**What is expected**
Every line below is to be copied exactly, with the pictures left out.

........

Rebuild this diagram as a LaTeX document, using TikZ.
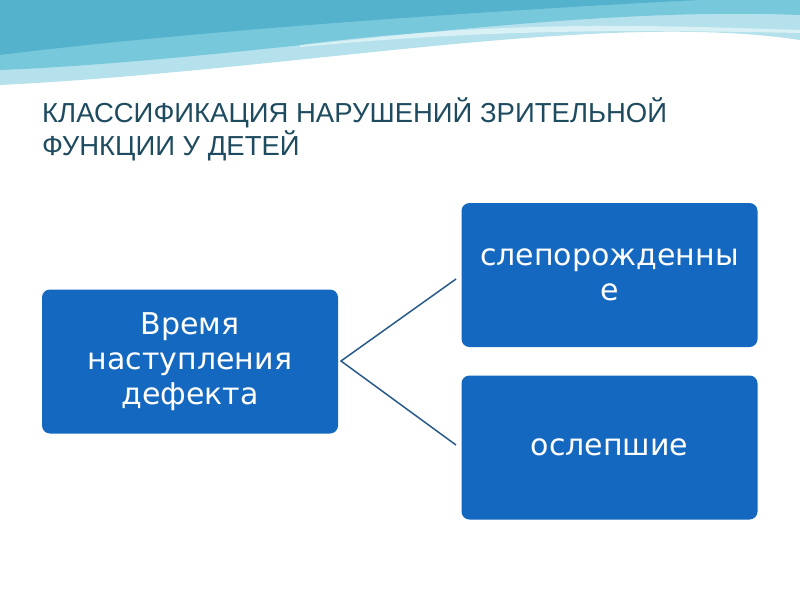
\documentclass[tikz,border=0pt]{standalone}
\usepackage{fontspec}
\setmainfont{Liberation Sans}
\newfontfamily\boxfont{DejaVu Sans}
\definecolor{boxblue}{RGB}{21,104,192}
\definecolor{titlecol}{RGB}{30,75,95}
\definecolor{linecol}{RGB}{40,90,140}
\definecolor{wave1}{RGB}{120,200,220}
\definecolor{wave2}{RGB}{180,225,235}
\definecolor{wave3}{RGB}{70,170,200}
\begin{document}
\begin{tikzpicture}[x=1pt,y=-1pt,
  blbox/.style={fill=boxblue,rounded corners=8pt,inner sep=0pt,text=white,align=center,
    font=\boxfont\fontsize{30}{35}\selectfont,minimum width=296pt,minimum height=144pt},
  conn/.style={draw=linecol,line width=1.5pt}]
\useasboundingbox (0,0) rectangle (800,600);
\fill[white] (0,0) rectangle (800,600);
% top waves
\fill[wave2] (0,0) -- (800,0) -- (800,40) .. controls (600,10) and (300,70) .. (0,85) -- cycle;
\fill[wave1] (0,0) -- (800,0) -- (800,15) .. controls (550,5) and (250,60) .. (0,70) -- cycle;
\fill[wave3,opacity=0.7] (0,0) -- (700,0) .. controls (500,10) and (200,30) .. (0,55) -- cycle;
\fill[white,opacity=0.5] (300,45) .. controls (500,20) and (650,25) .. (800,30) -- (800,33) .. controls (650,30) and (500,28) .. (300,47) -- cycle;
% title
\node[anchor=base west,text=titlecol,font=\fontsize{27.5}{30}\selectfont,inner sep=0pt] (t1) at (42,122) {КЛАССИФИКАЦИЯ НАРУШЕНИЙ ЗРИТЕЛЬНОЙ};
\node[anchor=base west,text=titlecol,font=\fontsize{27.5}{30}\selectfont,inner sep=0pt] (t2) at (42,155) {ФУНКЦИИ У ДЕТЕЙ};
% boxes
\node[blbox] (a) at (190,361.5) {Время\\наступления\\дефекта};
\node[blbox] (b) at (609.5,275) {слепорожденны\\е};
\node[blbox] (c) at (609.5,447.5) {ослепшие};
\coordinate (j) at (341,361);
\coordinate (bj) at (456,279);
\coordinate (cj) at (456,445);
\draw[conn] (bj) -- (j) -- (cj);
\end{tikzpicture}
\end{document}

........

**Output**
Rebuild this diagram as a LaTeX document, using TikZ.
\documentclass[tikz,border=0pt]{standalone}
\usepackage{fontspec}
\setmainfont{Liberation Sans}
\newfontfamily\boxfont{DejaVu Sans}
\definecolor{boxblue}{RGB}{21,104,192}
\definecolor{titlecol}{RGB}{30,75,95}
\definecolor{linecol}{RGB}{40,90,140}
\definecolor{wave1}{RGB}{120,200,220}
\definecolor{wave2}{RGB}{180,225,235}
\definecolor{wave3}{RGB}{70,170,200}
\begin{document}
\begin{tikzpicture}[x=1pt,y=-1pt,
  blbox/.style={fill=boxblue,rounded corners=8pt,inner sep=0pt,text=white,align=center,
    font=\boxfont\fontsize{30}{35}\selectfont,minimum width=296pt,minimum height=144pt},
  conn/.style={draw=linecol,line width=1.5pt}]
\useasboundingbox (0,0) rectangle (800,600);
\fill[white] (0,0) rectangle (800,600);
% top waves
\fill[wave2] (0,0) -- (800,0) -- (800,40) .. controls (600,10) and (300,70) .. (0,85) -- cycle;
\fill[wave1] (0,0) -- (800,0) -- (800,15) .. controls (550,5) and (250,60) .. (0,70) -- cycle;
\fill[wave3,opacity=0.7] (0,0) -- (700,0) .. controls (500,10) and (200,30) .. (0,55) -- cycle;
\fill[white,opacity=0.5] (300,45) .. controls (500,20) and (650,25) .. (800,30) -- (800,33) .. controls (650,30) and (500,28) .. (300,47) -- cycle;
% title
\node[anchor=base west,text=titlecol,font=\fontsize{27.5}{30}\selectfont,inner sep=0pt] (t1) at (42,122) {КЛАССИФИКАЦИЯ НАРУШЕНИЙ ЗРИТЕЛЬНОЙ};
\node[anchor=base west,text=titlecol,font=\fontsize{27.5}{30}\selectfont,inner sep=0pt] (t2) at (42,155) {ФУНКЦИИ У ДЕТЕЙ};
% boxes
\node[blbox] (a) at (190,361.5) {Время\\наступления\\дефекта};
\node[blbox] (b) at (609.5,275) {слепорожденны\\е};
\node[blbox] (c) at (609.5,447.5) {ослепшие};
\coordinate (j) at (341,361);
\coordinate (bj) at (456,279);
\coordinate (cj) at (456,445);
\draw[conn] (bj) -- (j) -- (cj);
\end{tikzpicture}
\end{document}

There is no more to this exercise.